« Donnedieu de Vabres m’a tuer »
par Lionel Dujol
mardi 21 mars 2006
Je m’y attendais. Après la fronde miraculeuse des députés du mois de décembre 2005, ceux-ci sont rentrés dans le rang et votent un par un les articles liberticides du fameux projet DADVSI. La licence légale est mort-née. Le droit à la copie privée est balayé et le logiciel libre a été assassiné hier soir. Un ministre et des députés UMP inféodés aux intérêts privés de l’industrie de la culture viennent de porter gravement atteinte aux droits minimaux du consommateur.
La licence globale
ne verra pas le jour. Une issue sans surprise, tant celle ci avait reçu
des tombereaux d’ordures déversées par les majors et la filière cinéma
aidés par les artistes auteurs. Goldman & Calogero sont allés
pleurer devant caméra chez Sarko. Zazie et Julien Clerc chez de
Villepin. Qu’ils sèchent leurs larmes, l’épaisseur de leur portefeuille
ne diminuera pas. Par contre, amis consommateurs, sortez vos mouchoirs,
car le DRM
revient en force. Avec lui, le nombre de copies privées de la musique
achetée (CD ou en ligne) est limité, l’achat d’un logiciel ou d’un
matériel spécifique pour l’utiliser est obligatoire, la lecture de
l’oeuvre sur certains lecteurs vous est impossible, et surtout, la
conversion de l’oeuvre dans un format librement choisi est interdit. Il
s’agit tout simplement d’une entrave à votre liberté de consommer la
musique, et un coup bas porté à la diversité culturelle. Par contre,
cette affirmation des DRM facilite pour quelques grands groupes dominants une distribution efficace et lucrative de leurs contenus. CQFD.
Les parlementaires sont allés plus loin. Si la copie privée de la
musique achetée est bridée, celle des DVD est tout simplement interdite,
au nom du respect de la chronologie des médias (sortie en salle -
sortie DVD - passage à la télé). Le texte n’est pas aussi direct. La
copie privée n’est plus un droit mais une série d’exceptions, qui sera
déterminée par un collège de médiateurs. Celui-ci établira le nombre de
copies toléré.
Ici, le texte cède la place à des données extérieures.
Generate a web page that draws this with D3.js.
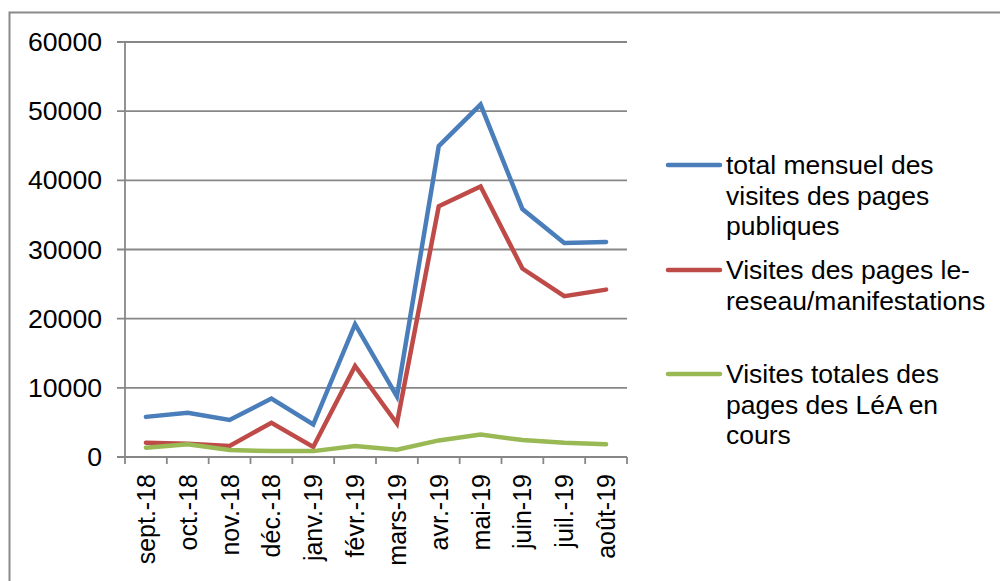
<!DOCTYPE html>
<html>
<head>
<meta charset="utf-8">
<script src="https://cdn.jsdelivr.net/npm/d3@7"></script>
<style>
  body { margin: 0; background: #fff; }
  svg { display: block; font-family: "Liberation Sans", Arial, sans-serif; }
</style>
</head>
<body>
<script>
// mois
const months = ["sept.-18", "oct.-18", "nov.-18", "déc.-18", "janv.-19", "févr.-19",
  "mars-19", "avr.-19", "mai-19", "juin-19", "juil.-19", "août-19"];

const totalPubliques = [5800, 6400, 5350, 8450, 4700, 19200, 8750, 44950, 50950, 35850, 30950, 31100];
const reseauManif = [2050, 1900, 1600, 4950, 1450, 13150, 4850, 36250, 39100, 27250, 23250, 24200];
const leaEnCours = [1350, 1850, 1000, 850, 850, 1600, 1050, 2400, 3250, 2450, 2050, 1850];

const yTicks = [0, 10000, 20000, 30000, 40000, 50000, 60000];

const seriesNames = [
  ["total mensuel des", "visites des pages", "publiques"],
  ["Visites des pages le-", "reseau/manifestations"],
  ["Visites totales des", "pages des LéA en", "cours"]
];
const colors = ["#4A7EBB", "#BE4B48", "#98B954"];

const W = 1000, H = 581;
const svg = d3.select("body").append("svg").attr("width", W).attr("height", H);

// cadre
svg.append("rect")
  .attr("x", 9.5).attr("y", 12.5)
  .attr("width", 1100).attr("height", 700)
  .attr("fill", "none").attr("stroke", "#8a8a8a").attr("stroke-width", 2);

var x = d3.scaleBand().domain(months).range([125, 627]);
var y = d3.scaleLinear().domain([0, 60000]).range([457, 42]);

// grille
svg.append("g")
  .selectAll("line")
  .data(yTicks)
  .enter()
  .append("line")
  .attr("x1", 117).attr("x2", 627)
  .attr("y1", d => y(d)).attr("y2", d => y(d))
  .attr("stroke", "#878787").attr("stroke-width", 1.8);

svg.append("line")
  .attr("x1", 125).attr("x2", 125)
  .attr("y1", y(60000)).attr("y2", y(0))
  .attr("stroke", "#878787").attr("stroke-width", 1.8);

// le texte de la reference est un peu etire en largeur
svg.append("g")
  .selectAll("text")
  .data(yTicks)
  .enter()
  .append("text")
  .attr("transform", d => "translate(102," + y(d) + ") scale(1.065,1)")
  .attr("dy", "0.36em")
  .attr("text-anchor", "end")
  .attr("font-size", 25)
  .attr("fill", "#000")
  .text(d => d);

// axe x
var xTickPos = months.map(m => x(m)).concat([x.range()[1]]);
svg.append("g")
  .selectAll("line")
  .data(xTickPos)
  .enter()
  .append("line")
  .attr("x1", d => d).attr("x2", d => d)
  .attr("y1", 457).attr("y2", 464)
  .attr("stroke", "#878787").attr("stroke-width", 1.8);

svg.append("g")
  .selectAll("text")
  .data(months)
  .enter()
  .append("text")
  .attr("transform", d => "translate(" + (x(d) + x.bandwidth() / 2) + ",474) rotate(-90)")
  .attr("dy", "0.36em")
  .attr("text-anchor", "end")
  .attr("font-size", 25)
  .attr("fill", "#000")
  .text(d => d);

// courbes
var line = d3.line()
  .x((d, i) => x(months[i]) + x.bandwidth() / 2)
  .y(d => y(d));

[totalPubliques, reseauManif, leaEnCours].forEach(function(serie, k) {
  svg.append("path")
    .datum(serie)
    .attr("d", line)
    .attr("fill", "none")
    .attr("stroke", colors[k])
    .attr("stroke-width", 4.5)
    .attr("stroke-linejoin", "miter")
    .attr("stroke-linecap", "round");
});

// legende
var legendY = [165, 270, 374];
seriesNames.forEach(function(lines, k) {
  var g = svg.append("g");
  g.append("line")
    .attr("x1", 668).attr("x2", 720)
    .attr("y1", legendY[k]).attr("y2", legendY[k])
    .attr("stroke", colors[k]).attr("stroke-width", 4.5)
    .attr("stroke-linecap", "round");
  g.selectAll("text")
    .data(lines)
    .enter()
    .append("text")
    .attr("transform", (d, i) => "translate(726," + (legendY[k] + i * 30.5) + ") scale(1.06,1)")
    .attr("dy", "0.36em")
    .attr("font-size", 25)
    .attr("fill", "#000")
    .text(d => d);
});
</script>
</body>
</html>
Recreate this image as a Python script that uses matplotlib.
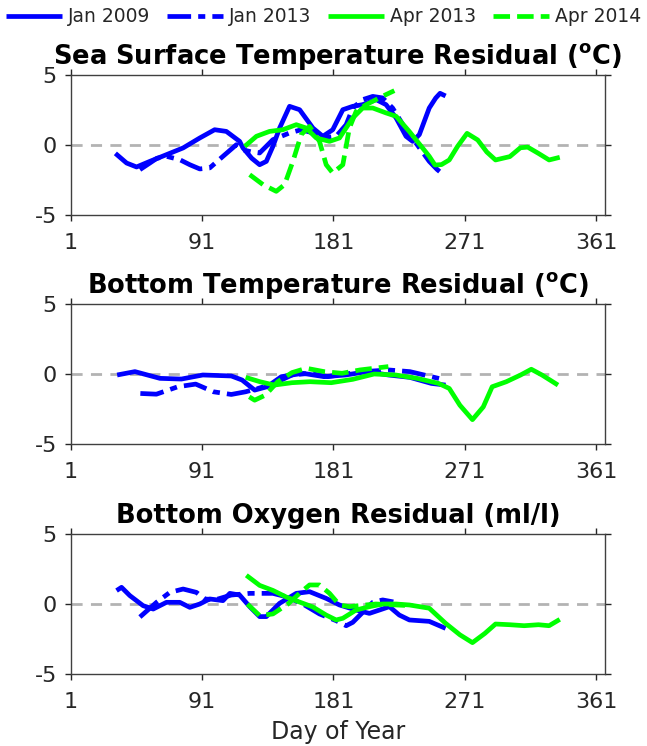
import matplotlib
matplotlib.use("Agg")
import matplotlib.pyplot as plt

# ---------------- data ----------------
xticks = [1, 91, 181, 271, 361]
yticks = [-5, 0, 5]
labels = ["Jan 2009", "Jan 2013", "Apr 2013", "Apr 2014"]
titles = ["Sea Surface Temperature Residual ($^\\mathbf{o}$C)",
          "Bottom Temperature Residual ($^\\mathbf{o}$C)",
          "Bottom Oxygen Residual (ml/l)"]

# Panel 1: sea surface temperature residual
sst_jan09_day = [31.6, 35.5, 39.3, 46.1, 55.2, 66.6, 78.0, 89.4, 99.6, 107.6, 116.7, 119.0,
                 125.0, 130.4, 135.0, 139.5, 144.1, 150.9, 157.8, 166.9, 173.7, 180.5,
                 187.4, 194.2, 201.0, 210.2, 217.0, 223.9, 230.7, 235.2, 239.8, 246.6,
                 251.0, 254.0, 257.8]
sst_jan09_val = [-0.6, -0.95, -1.29, -1.57, -1.17, -0.69, -0.21, 0.50, 1.09, 0.97, 0.26, -0.21,
                 -0.95, -1.41, -1.17, -0.1, 1.21, 2.76, 2.52, 1.21, 0.62, 1.09,
                 2.52, 2.76, 2.88, 3.24, 2.88, 1.93, 0.62, 0.26, 0.74, 2.64,
                 3.35, 3.69, 3.5]

sst_jan13_day = [48.4, 55.2, 60.0, 66.6, 75.7, 82.6, 89.4, 96.2, 105.3, 114.5, 119.0, 125.0,
                 130.4, 139.5, 150.9, 158.9, 166.9, 173.7, 182.8, 189.7, 194.2, 201.0,
                 207.9, 214.7, 221.5, 230.7, 237.5, 246.6, 252.0, 256.6]
sst_jan13_val = [-1.76, -1.29, -0.95, -0.81, -1.05, -1.41, -1.71, -1.64, -0.81, 0.02, -0.34, -0.5,
                 -0.57, 0.38, 0.86, 1.09, 0.86, 0.50, 0.62, 1.45, 2.64, 3.24,
                 3.47, 3.36, 2.64, 1.09, 0.14, -1.17, -1.75, -2.14]

sst_apr13_day = [120.2, 128.2, 137.2, 146.3, 155.5, 162.3, 169.2, 178.3, 185.1, 194.2, 201.0,
                 207.9, 217.0, 223.9, 232.9, 242.0, 246.6, 250.5, 255.0, 260.3, 266.0,
                 272.5, 279.8, 286.0, 292.0, 301.8, 309.0, 314.0, 321.4, 328.7, 336.0]
sst_apr13_val = [-0.1, 0.62, 0.97, 1.09, 1.45, 1.21, 0.50, 0.26, 0.50, 1.93, 2.64,
                 2.64, 2.29, 2.05, 0.97, -0.21, -0.81, -1.43, -1.4, -1.07, -0.1,
                 0.83, 0.36, -0.5, -1.07, -0.83, -0.2, -0.15, -0.6, -1.07, -0.88]

sst_apr14_day = [123.6, 132.7, 141.8, 147.5, 153.2, 158.9, 164.6, 171.4, 176.0, 180.5, 187.4,
                 191.9, 196.5, 203.3, 210.2, 217.0, 222.7]
sst_apr14_val = [-2.12, -2.83, -3.31, -2.83, -1.17, 0.74, 1.33, 0.26, -1.41, -2.0, -1.41,
                 1.21, 2.40, 2.88, 3.24, 3.60, 3.88]

# Panel 2: bottom temperature residual
bt_jan09_day = [32.8, 45.0, 62.1, 76.8, 91.5, 111.0, 118.4, 127.0, 135.5, 145.3, 160.0,
                174.6, 189.3, 204.0, 218.6, 233.3, 248.0, 257.8]
bt_jan09_val = [-0.07, 0.17, -0.31, -0.36, -0.07, -0.14, -0.43, -1.15, -0.91, -0.19, 0.05,
                -0.19, -0.07, 0.17, -0.07, -0.24, -0.67, -0.79]

bt_jan13_day = [48.7, 59.7, 74.4, 86.6, 98.8, 111.0, 120.8, 129.4, 140.4, 152.6, 164.9,
                177.0, 189.3, 201.5, 218.6, 233.3, 248.0, 257.8]
bt_jan13_val = [-1.39, -1.44, -0.91, -0.72, -1.27, -1.46, -1.27, -1.03, -0.67, -0.07, 0.05,
                -0.19, 0.0, 0.17, 0.29, 0.17, -0.19, -0.43]

bt_apr13_day = [120.8, 130.6, 140.4, 152.6, 164.9, 179.5, 194.2, 208.8, 223.6, 238.2, 252.9,
                260.3, 267.6, 276.2, 283.6, 289.7, 299.4, 309.2, 316.5, 323.8, 334.8]
bt_apr13_val = [-0.24, -0.55, -0.79, -0.62, -0.55, -0.62, -0.38, 0.0, -0.07, -0.31, -0.67,
                -1.03, -2.23, -3.26, -2.35, -0.91, -0.55, -0.07, 0.34, -0.07, -0.79]

bt_apr14_day = [123.3, 127.0, 134.3, 142.8, 152.6, 162.4, 174.6, 186.9, 199.1, 208.8, 218.6]
bt_apr14_val = [-1.63, -1.87, -1.51, -0.55, 0.10, 0.41, 0.17, 0.05, 0.29, 0.41, 0.53]

# Panel 3: bottom oxygen residual
ox_jan09_day = [32.4, 35.8, 41.5, 50.6, 57.5, 66.6, 75.7, 82.6, 89.4, 96.2, 105.3, 110.0,
                116.7, 123.6, 130.4, 135.0, 144.1, 155.5, 164.6, 176.0, 185.1, 196.5,
                205.6, 212.5, 219.3, 226.1, 233.0, 246.6, 257.8]
ox_jan09_val = [0.96, 1.19, 0.60, -0.12, -0.36, 0.12, 0.12, -0.24, 0.0, 0.36, 0.24, 0.76,
                0.64, -0.19, -0.90, -0.90, 0.05, 0.76, 0.88, 0.40, -0.07, -0.43,
                -0.67, -0.43, -0.19, -0.79, -1.14, -1.24, -1.74]

ox_jan13_day = [48.4, 59.8, 68.9, 78.0, 87.1, 92.8, 100.0, 111.0, 123.6, 139.5, 148.6,
                160.0, 171.4, 182.8, 189.7, 194.2, 201.0, 207.9, 214.7, 222.0]
ox_jan13_val = [-0.93, 0.12, 0.83, 1.07, 0.83, 0.36, 0.30, 0.64, 0.76, 0.76, 0.52,
                0.0, -0.71, -1.19, -1.55, -1.31, -0.60, 0.12, 0.29, 0.15]

ox_apr13_day = [121.3, 130.4, 139.5, 148.6, 157.7, 166.8, 176.0, 182.8, 187.4, 196.5, 205.6,
                214.7, 223.9, 233.0, 246.6, 257.8, 267.6, 276.2, 284.7, 292.0, 301.8,
                311.6, 321.4, 328.7, 336.0]
ox_apr13_val = [2.05, 1.33, 0.97, 0.50, 0.14, -0.21, -0.79, -1.14, -1.02, -0.43, -0.19,
                0.0, 0.0, -0.07, -0.3, -1.38, -2.2, -2.76, -2.1, -1.43, -1.48,
                -1.55, -1.48, -1.55, -1.10]

ox_apr14_day = [122.0, 130.4, 139.5, 149.8, 157.7, 164.6, 171.4, 178.3, 185.1, 191.9, 200.0,
                210.0, 220.0, 230.0]
ox_apr14_val = [0.0, -0.83, -0.71, 0.0, 0.76, 1.36, 1.36, 0.76, -0.07, -0.19, -0.1,
                0.0, -0.05, -0.1]

panels = [
    [(sst_jan09_day, sst_jan09_val), (sst_jan13_day, sst_jan13_val),
     (sst_apr13_day, sst_apr13_val), (sst_apr14_day, sst_apr14_val)],
    [(bt_jan09_day, bt_jan09_val), (bt_jan13_day, bt_jan13_val),
     (bt_apr13_day, bt_apr13_val), (bt_apr14_day, bt_apr14_val)],
    [(ox_jan09_day, ox_jan09_val), (ox_jan13_day, ox_jan13_val),
     (ox_apr13_day, ox_apr13_val), (ox_apr14_day, ox_apr14_val)],
]

# ---------------- styling ----------------
colors = ["#0000ff", "#0000ff", "#00ff00", "#00ff00"]
styles = ["-", (0, (5, 1.5, 1.5, 1.5)), "-", (0, (3.5, 1.5))]
dark = "#262626"

fig = plt.figure(figsize=(6.47, 7.46), dpi=100)
left, width, height = 0.1093, 0.8258, 0.1877
bottoms = [0.7118, 0.4048, 0.0965]

handles = []
for i, (b, series, title) in enumerate(zip(bottoms, panels, titles)):
    ax = fig.add_axes([left, b, width, height])
    ax.axhline(0, color="#b3b3b3", lw=2, ls=(0, (4, 3)), zorder=1)
    for j, (d, v) in enumerate(series):
        ln, = ax.plot(d, v, color=colors[j], ls=styles[j], lw=3.4,
                      solid_capstyle="butt", dash_capstyle="butt",
                      solid_joinstyle="round", zorder=2)
        if i == 0:
            handles.append(ln)
    ax.set_xlim(1, 367)
    ax.set_ylim(-5, 5)
    ax.set_xticks(xticks)
    ax.set_yticks(yticks)
    ax.set_xticklabels([str(t) for t in xticks])
    ax.set_yticklabels([str(t) for t in yticks])
    ax.tick_params(direction="out", length=4, width=1, colors=dark,
                   labelsize=16, labelcolor=dark, top=True, right=True)
    ax.tick_params(axis="x", pad=9)
    ax.tick_params(axis="y", pad=6)
    for s in ax.spines.values():
        s.set_color("#404040")
        s.set_linewidth(1)
    ax.set_title(title, fontsize=18.5, fontweight="bold", color="black", pad=8)
    if i == 2:
        ax.set_xlabel("Day of Year", fontsize=17, color=dark, labelpad=6)

fig.legend(handles, labels, loc="center", bbox_to_anchor=(0.5, 1 - 17 / 746),
           ncol=4, frameon=False, fontsize=13.5, handlelength=3.0,
           handletextpad=0.3, columnspacing=0.9, labelcolor=dark)

fig.savefig("out.png", dpi=100)
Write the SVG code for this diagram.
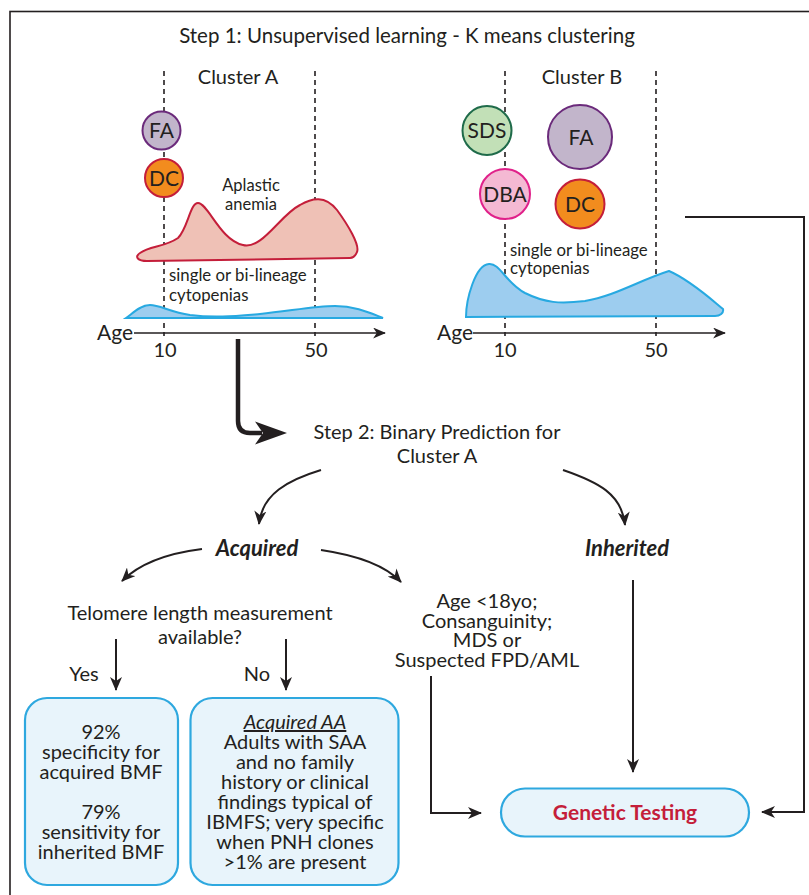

Le texte, lui, suggère le nombre 0 ! Renaud Donnedieu de Vabres
a défendu avec succès l’entérinement d’un amendement proposé par
Vivendi Universal qui voulait s’assurer la triple rentabilité d’un film
(salle/DVD/TV). Mais quand même. Que penser de cette sacro-sainte
chronologie pour des films de trente ans d’âge et largement amortis ?
Une copie du DVD La folie des grandeurs ne sera plus possible alors
qu’il est sorti en salle en 1971, proposé en VHS et en DVD depuis
plusieurs années, et diffusé chaque année à la télé ! Le gouvernement
entérine donc le gavage des majors sur le dos du consommateur. CQFD.
Le coup de grâce est arrivé hier soir. La création et la mise à
disposition de logiciels d’échanges de fichiers sont criminalisées. La
crétinerie et l’obscurantisme ont gagné. Comment peut-on confondre
l’outil et l’usage ? Pourquoi ne pas interdire la fabrication et la mise
à disposition des couteaux ? Tout le monde sait que ceux-ci n’ont d’une
utilité que criminelle. Ne serait-il pas plus opportun de criminaliser le
fait de pirater à outrance, plutôt que le logiciel qui le permet ? Car
cette disposition n’a qu’un seul effet : mettre en danger la création,
l’innovation et le développement du logiciel libre dans notre pays. Que
peuvent bien peser ces arguments universalistes face à ceux,
mercantiles, de l’industrie de la culture ? CQFD.
Du coup je suis en colère. Le citoyen consommateur et demandeur de diversité culturelle que je suis crie bien fort : Renaud Donnedieu de Vabres et la représentation nationale m’ont tué ! La résistance est plus que jamais d’actualité. Le téléchargement dans le cadre d’un usage privé ainsi que la copie privée ne sont plus des actes de piraterie mais des actes politiques. Ceux de la défense de nos droits de consommateurs et de la diversité culturelle. En aucun cas nous ne devons payer pour le manque de clairvoyance des majors qui n’ont pas vu venir la révolution numérique. Dans les jours qui suivent, la question de l’interopérabilité des DRM va être discutée. Le ministre a promis qu’il la garantirait par ce texte. Apple a fait savoir que si c’était le cas, il fermerait le portail I-tune Store France. Ce dernier refuse d’ouvrir son catalogue aux consommateurs ne disposant pas d’Ipod. Quelque chose me dit que là encore, la représentation nationale va baisser son pantalon devant ce mastodonte de la distribution musicale numérique.